Print Culture and Modern World Class 10 Notes Social Science History Chapter 7 SST Pdf free download is part of Class 10 Social Science Notes for Quick Revision. Here we have given Print Culture and Modern World Class 10 History Chapter 7 Notes.
|Subject||Social Science Notes|
|Chapter||History Chapter 7|
|Chapter Name||Print Culture and Modern World|
|Category||CBSE Revision Notes|
Print Culture and Modern World Class 10 Notes Social Science History Chapter 7
Printing in the early days:
Invention of Printing Press had a very lasting effect on the social and cultural life of man. Print initially developed in East Asia and later developed through Europe and India. Before the era of print or invention of Printing Press, writing of books was purely manual affair. Books were handwritten and even illustrated. Calligraphy developed as an art during that era. Calligraphy means the art of beautiful and stylish writing.
Printed matter Chinese tradition.
Chinese were the first to have a system of recruitment of civil service personal through open examination. Printing remained confined to examination materials till around the 16th century. Trade information was circulated among the traders through printed materials. By 19th century mechanical printing press made its appearance in China.
The First Printing Press was invented in 1430s by Johann Gutenberg. Johann Gutenberg’s Bible was the most beautiful books ever printed. Germany took the lead in revolutionizing printing all over Europe.
Features of handwritten manuscripts:
- They were copied on palm leaves or on handmade papers. Pages were beautifully illustrated.
- They were pressed between wooden covers or sewn together to ensure preservation.
- Manuscripts were available in vernacular languages. They were highly expensive and fragile. They could not be read easily as script was written in different styles. They were not widely used in everyday life.
Woodblock method became popular in Europe:
Production of handwritten manuscripts could not meet the ever increasing demand for books. Copying was an expensive, laborious and time consuming business. The manuscripts were fragile, awkward to handle and could not be carried around or read easily. By the early 15th century, woodblocks started being widely used in Europe to print textiles, playing cards and religious pictures with simple, brief texts.
In the end of 19th century a new visual culture had started. With the increasing number of printing presses visual images could be easily reproduced in multiple copies. Painters like Raja Ravi Verma produced images for mass circulation. Cheap prints and calendars were brought even by the poor to decorate the walls of their houses.
Print popularized the ideas of the idea of the enlightenment thinkers:
- Collectively the writings of thinkers provided a critical commentary on tradition, superstition and despotism.
- Scholars and thinkers argued for the rule of reason rather than custom and demanded that everything to be judged through the application of reason and rationality.

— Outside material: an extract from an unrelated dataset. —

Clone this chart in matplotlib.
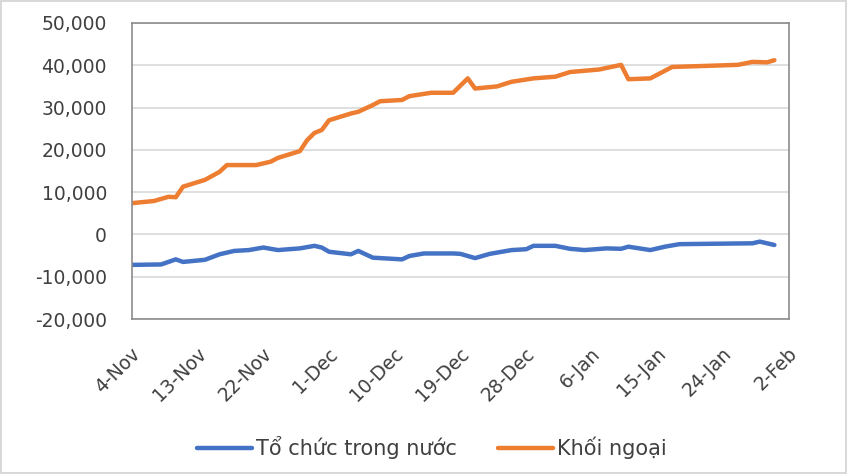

- They attacked the sacred authority of the church and the despotic power of the state thus eroding the legitimacy of a social order based on tradition.
- The writing of Voltaire and Rousseau were read widely and those who read these books saw the world through new eyes, eyes that were questioning critical and rational
Development of reading mania in Europe:
A new forms of popular literature appeared to target new readers. There were ritual calendars along with ballads and folk tales. In England penny chapbooks were carried by petty peddlers known as chapmen and sold for a penny. In France these low priced books were called Bibliotheque Bleue as they were bound in cheap blue covers. Periodical presses developed to combine information on current affairs with entertainment. The idea of scientists and scholars had now become more accessible to the common people.
Impact of print on Indian women:
Writers started writing about the lives of women and this increased the number of women readers. Women writers began to write their own autobiographies. They highlighted the condition of women, their ignorance and how they were forced to do hard domestic labor. A large section of Hindu writing was devoted to the education of women. In the early 20th century the journals written by women became very popular in which women’s education, widowhood, widow remarriage were discussed.
Print culture created the conditions within which the French Revolution:
The print popularized the ideas of the enlightened thinkers who attacked the authority of the church and the despotic power of the state. The print created a new culture of dialogue and debate and the public become aware of reasoning. They recognized the need to question the existing ideas and beliefs. The literature of 1780s mocked the royalty and criticized their morality and the existing social order.
India and Print Culture:
Print culture came to India with the coming of Portuguese missionaries. Konkani was the first Indian language in which books were printed. The first Tamil book printed was printed in 1579 and Malayalam book in 1713. English printing in India commenced with the publication of Bengal Gazette in 1780. Printed tracts played a very significant role in the spread of social reform movement in India.
The Vernacular Press Act:
- In 1878, the Vernacular Press Act was passed by the British Government to impose restrictions on vernacular press, which was responsible for spreading nationalist ideas.
- The government started to keep a regular track of the vernacular newspapers and had extensive rights to censor reports and editorials in the vernacular press.
- When a report was judged as seditious, the newspaper was warned, and if the warning was ignored, the press was liable to be seized and the printing machinery confiscated.